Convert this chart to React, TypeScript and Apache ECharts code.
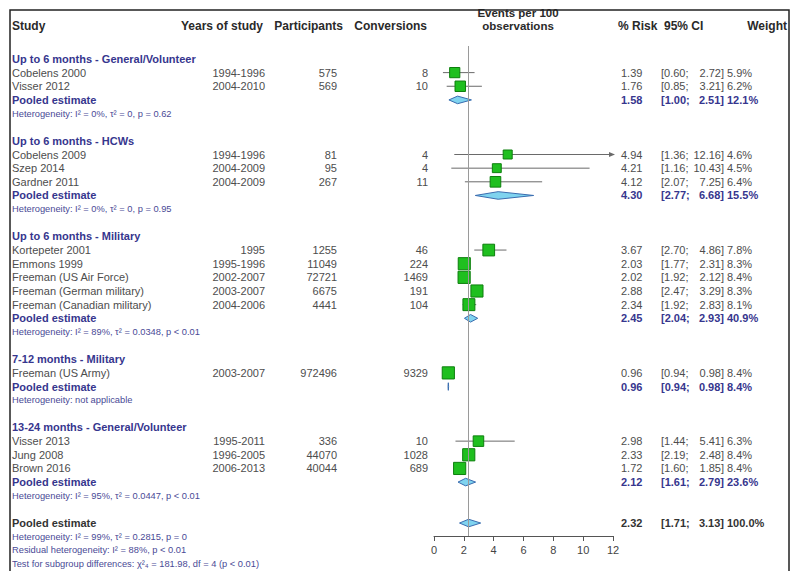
import React, { useEffect, useRef } from "react";
import * as echarts from "echarts";

// ---------- data ----------
const groupTitles = [
  "Up to 6 months - General/Volunteer",
  "Up to 6 months - HCWs",
  "Up to 6 months - Military",
  "7-12 months - Military",
  "13-24 months - General/Volunteer",
];
const studyGroup = [0, 0, 1, 1, 1, 2, 2, 2, 2, 2, 3, 4, 4, 4];
const studyNames = [
  "Cobelens 2000",
  "Visser 2012",
  "Cobelens 2009",
  "Szep 2014",
  "Gardner 2011",
  "Kortepeter 2001",
  "Emmons 1999",
  "Freeman (US Air Force)",
  "Freeman (German military)",
  "Freeman (Canadian military)",
  "Freeman (US Army)",
  "Visser 2013",
  "Jung 2008",
  "Brown 2016",
];
const studyYears = [
  "1994-1996", "2004-2010", "1994-1996", "2004-2009", "2004-2009", "1995", "1995-1996",
  "2002-2007", "2003-2007", "2004-2006", "2003-2007", "1995-2011", "1996-2005", "2006-2013",
];
const participants = [575, 569, 81, 95, 267, 1255, 11049, 72721, 6675, 4441, 972496, 336, 44070, 40044];
const conversions = [8, 10, 4, 4, 11, 46, 224, 1469, 191, 104, 9329, 10, 1028, 689];
const risk = [1.39, 1.76, 4.94, 4.21, 4.12, 3.67, 2.03, 2.02, 2.88, 2.34, 0.96, 2.98, 2.33, 1.72];
const ciLow = [0.6, 0.85, 1.36, 1.16, 2.07, 2.7, 1.77, 1.92, 2.47, 1.92, 0.94, 1.44, 2.19, 1.6];
const ciHigh = [2.72, 3.21, 12.16, 10.43, 7.25, 4.86, 2.31, 2.12, 3.29, 2.83, 0.98, 5.41, 2.48, 1.85];
const weights = [5.9, 6.2, 4.6, 4.5, 6.4, 7.8, 8.3, 8.4, 8.3, 8.1, 8.4, 6.3, 8.4, 8.4];

const pooledRisk = [1.58, 4.3, 2.45, 0.96, 2.12];
const pooledLow = [1.0, 2.77, 2.04, 0.94, 1.61];
const pooledHigh = [2.51, 6.68, 2.93, 0.98, 2.79];
const pooledWeight = [12.1, 15.5, 40.9, 8.4, 23.6];
const heterogeneity = [
  "Heterogeneity: I² = 0%, τ² = 0, p = 0.62",
  "Heterogeneity: I² = 0%, τ² = 0, p = 0.95",
  "Heterogeneity: I² = 89%, τ² = 0.0348, p < 0.01",
  "Heterogeneity: not applicable",
  "Heterogeneity: I² = 95%, τ² = 0.0447, p < 0.01",
];

const overallRisk = [2.32];
const overallLow = [1.71];
const overallHigh = [3.13];
const overallWeight = [100.0];
const overallNotes = [
  "Heterogeneity: I² = 99%, τ² = 0.2815, p = 0",
  "Residual heterogeneity: I² = 88%, p < 0.01",
  "Test for subgroup differences: χ²₄ = 181.98, df = 4 (p < 0.01)",
];

const xTicks = [0, 2, 4, 6, 8, 10, 12];
const headers = ["Study", "Years of study", "Participants", "Conversions", "Events per 100", "observations", "% Risk", "95% CI", "Weight"];

// ---------- layout / style ----------
const FONT = '"Liberation Sans", Arial, sans-serif';
const COL = {
  study: 12,
  years: 265,
  part: 337,
  conv: 428,
  risk: 621,
  ciL: 661,
  ciR: 724,
  weight: 727,
};
const C_TEXT = "#4d4d4d";
const C_GROUP = "#36368e";
const C_HET = "#4a4a96";
const C_HEAD = "#2a2a2a";
const HEAD_SIZE = 12;

type Row = { kind: string; g?: number; i?: number; text?: string };

function buildRows(): Row[] {
  const rows: Row[] = [];
  groupTitles.forEach((t, g) => {
    rows.push({ kind: "group", g, text: t });
    studyGroup.forEach((sg, i) => {
      if (sg === g) rows.push({ kind: "study", i });
    });
    rows.push({ kind: "pooled", g });
    rows.push({ kind: "het", g, text: heterogeneity[g] });
    rows.push({ kind: "blank" });
  });
  rows.push({ kind: "overall" });
  overallNotes.forEach((t) => rows.push({ kind: "note", text: t }));
  return rows;
}

const fmt2 = (v: number) => v.toFixed(2);

export default function App() {
  const ref = useRef<HTMLDivElement>(null);

  useEffect(() => {
    if (!ref.current) return;
    const chart = echarts.init(ref.current, null, { renderer: "svg" });
    const rows = buildRows();

    const t = (x: number, y: number, text: string, o: any = {}) => ({
      type: "text",
      x,
      y,
      style: {
        text,
        fill: o.fill || C_TEXT,
        fontSize: o.size || 11,
        fontWeight: o.bold ? "bold" : "normal",
        fontFamily: FONT,
        align: o.align || "left",
        verticalAlign: "middle",
        lineHeight: o.size || 11,
      },
    });
    const h = (x: number, y: number, text: string, align = "left", size = HEAD_SIZE) =>
      t(x, y, text, { bold: true, fill: C_HEAD, size, align });

    const textData: any[] = [[0, -2.38, -1], [0, -3.4, -2]];
    rows.forEach((_, idx) => textData.push([0, idx, idx]));

    const studyData = risk.map((r, i) => {
      const idx = rows.findIndex((row) => row.kind === "study" && row.i === i);
      return [r, idx, ciLow[i], ciHigh[i], weights[i]];
    });
    const diamondData: any[] = pooledRisk.map((r, g) => {
      const idx = rows.findIndex((row) => row.kind === "pooled" && row.g === g);
      return [r, idx, pooledLow[g], pooledHigh[g]];
    });
    const ovIdx = rows.findIndex((row) => row.kind === "overall");
    diamondData.push([overallRisk[0], ovIdx, overallLow[0], overallHigh[0]]);

    const option: any = {
      animation: false,
      backgroundColor: "#ffffff",
      grid: { left: 434, width: 179, top: 46, height: 490 },
      xAxis: {
        type: "value",
        min: 0,
        max: 12,
        interval: 2,
        position: "bottom",
        splitLine: { show: false },
        axisLine: { show: true, onZero: false, lineStyle: { color: "#555", width: 1 } },
        axisTick: { show: true, length: 5, lineStyle: { color: "#555" } },
        axisLabel: { color: "#444", fontSize: 11, fontFamily: FONT, margin: 8, formatter: (v: number) => (xTicks.includes(v) ? String(v) : "") },
      },
      yAxis: { type: "value", inverse: true, min: -0.95, max: 34.95, show: false },
      graphic: [
        {
          type: "rect",
          shape: { x: 10, y: 10, width: 779, height: 620 },
          style: { fill: "none", stroke: "#222", lineWidth: 1.5 },
          z: 100,
        },
      ],
      series: [
        {
          type: "custom",
          name: "text",
          clip: false,
          data: textData,
          renderItem: (params: any, api: any) => {
            const y = api.coord([0, api.value(1)])[1];
            const k = api.value(2);
            const ch: any[] = [];
            if (k === -1) {
              ch.push(h(COL.study, y, headers[0]));
              ch.push(h(263, y, headers[1], "right"));
              ch.push(h(343, y, headers[2], "right"));
              ch.push(h(427, y, headers[3], "right"));
              ch.push(h(518, y, headers[5], "center", 11.5));
              ch.push(h(618, y, headers[6]));
              ch.push(h(664, y, headers[7]));
              ch.push(h(787, y, headers[8], "right"));
              return { type: "group", children: ch };
            }
            if (k === -2) {
              ch.push(h(518, y, headers[4], "center", 11.5));
              return { type: "group", children: ch };
            }
            const row = rows[k];
            if (row.kind === "group") {
              ch.push(t(COL.study, y, row.text!, { bold: true, fill: C_GROUP }));
            } else if (row.kind === "study") {
              const i = row.i!;
              ch.push(t(COL.study, y, studyNames[i]));
              ch.push(t(COL.years, y, studyYears[i], { align: "right" }));
              ch.push(t(COL.part, y, String(participants[i]), { align: "right" }));
              ch.push(t(COL.conv, y, String(conversions[i]), { align: "right" }));
              ch.push(t(COL.risk, y, fmt2(risk[i])));
              ch.push(t(COL.ciL, y, "[" + fmt2(ciLow[i]) + ";"));
              ch.push(t(COL.ciR, y, fmt2(ciHigh[i]) + "]", { align: "right" }));
              ch.push(t(COL.weight, y, weights[i].toFixed(1) + "%"));
            } else if (row.kind === "pooled") {
              const g = row.g!;
              const o = { bold: true, fill: C_GROUP };
              ch.push(t(COL.study, y, "Pooled estimate", o));
              ch.push(t(COL.risk, y, fmt2(pooledRisk[g]), o));
              ch.push(t(COL.ciL, y, "[" + fmt2(pooledLow[g]) + ";", o));
              ch.push(t(COL.ciR, y, fmt2(pooledHigh[g]) + "]", { ...o, align: "right" }));
              ch.push(t(COL.weight, y, pooledWeight[g].toFixed(1) + "%", o));
            } else if (row.kind === "het" || row.kind === "note") {
              ch.push(t(COL.study, y, row.text!, { size: 9.3, fill: C_HET }));
            } else if (row.kind === "overall") {
              const o = { bold: true, fill: "#333" };
              ch.push(t(COL.study, y, "Pooled estimate", o));
              ch.push(t(COL.risk, y, fmt2(overallRisk[0]), o));
              ch.push(t(COL.ciL, y, "[" + fmt2(overallLow[0]) + ";", o));
              ch.push(t(COL.ciR, y, fmt2(overallHigh[0]) + "]", { ...o, align: "right" }));
              ch.push(t(COL.weight, y, overallWeight[0].toFixed(1) + "%", o));
            }
            return { type: "group", children: ch };
          },
          z: 5,
        },
        {
          type: "custom",
          name: "studies",
          clip: false,
          data: studyData,
          renderItem: (params: any, api: any) => {
            const est = api.value(0);
            const r = api.value(1);
            const lo = api.value(2);
            const hi = api.value(3);
            const w = api.value(4);
            const [cx, cy] = api.coord([est, r]);
            const xl = api.coord([Math.max(lo, 0), r])[0];
            const over = hi > 12;
            const xh = api.coord([Math.min(hi, 12), r])[0];
            const s = 4.2 * Math.sqrt(w);
            const ch: any[] = [
              {
                type: "line",
                shape: { x1: xl, y1: cy, x2: xh, y2: cy },
                style: { stroke: "#6a6a6a", lineWidth: 1 },
              },
            ];
            if (over) {
              ch.push({
                type: "polygon",
                shape: { points: [[xh + 2, cy], [xh - 4, cy - 2.5], [xh - 4, cy + 2.5]] },
                style: { fill: "#6a6a6a" },
              });
            }
            ch.push({
              type: "rect",
              shape: { x: cx - s / 2, y: cy - s / 2, width: s, height: s },
              style: { fill: "#1fbf1f", stroke: "#0d7f0d", lineWidth: 1 },
            });
            return { type: "group", children: ch };
          },
          markLine: {
            silent: true,
            symbol: "none",
            label: { show: false },
            lineStyle: { color: "#9a9a9a", type: "solid", width: 1 },
            data: [{ xAxis: overallRisk[0] }],
          },
          z: 3,
        },
        {
          type: "custom",
          name: "pooled",
          clip: false,
          data: diamondData,
          renderItem: (params: any, api: any) => {
            const r = api.value(1);
            const [cx, cy] = api.coord([api.value(0), r]);
            const xl = api.coord([api.value(2), r])[0];
            const xh = api.coord([api.value(3), r])[0];
            const hh = 3.8;
            return {
              type: "polygon",
              shape: { points: [[xl, cy], [cx, cy - hh], [xh, cy], [cx, cy + hh]] },
              style: { fill: "#7fd3ef", stroke: "#3a6db0", lineWidth: 1 },
            };
          },
          z: 4,
        },
      ],
    };
    chart.setOption(option);
    return () => chart.dispose();
  }, []);

  return (
    <div
      ref={ref}
      style={{ position: "absolute", left: 0, top: 0, width: 798, height: 571, background: "#fff" }}
    />
  );
}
________________________
Given task | Please quote the lines of the material, beginning with the first and ending with the one that contains "import * as", exactly as written and without any pictures.

Solution to the problem |
Convert this chart to React, TypeScript and Apache ECharts code.
import React, { useEffect, useRef } from "react";
import * as echarts from "echarts";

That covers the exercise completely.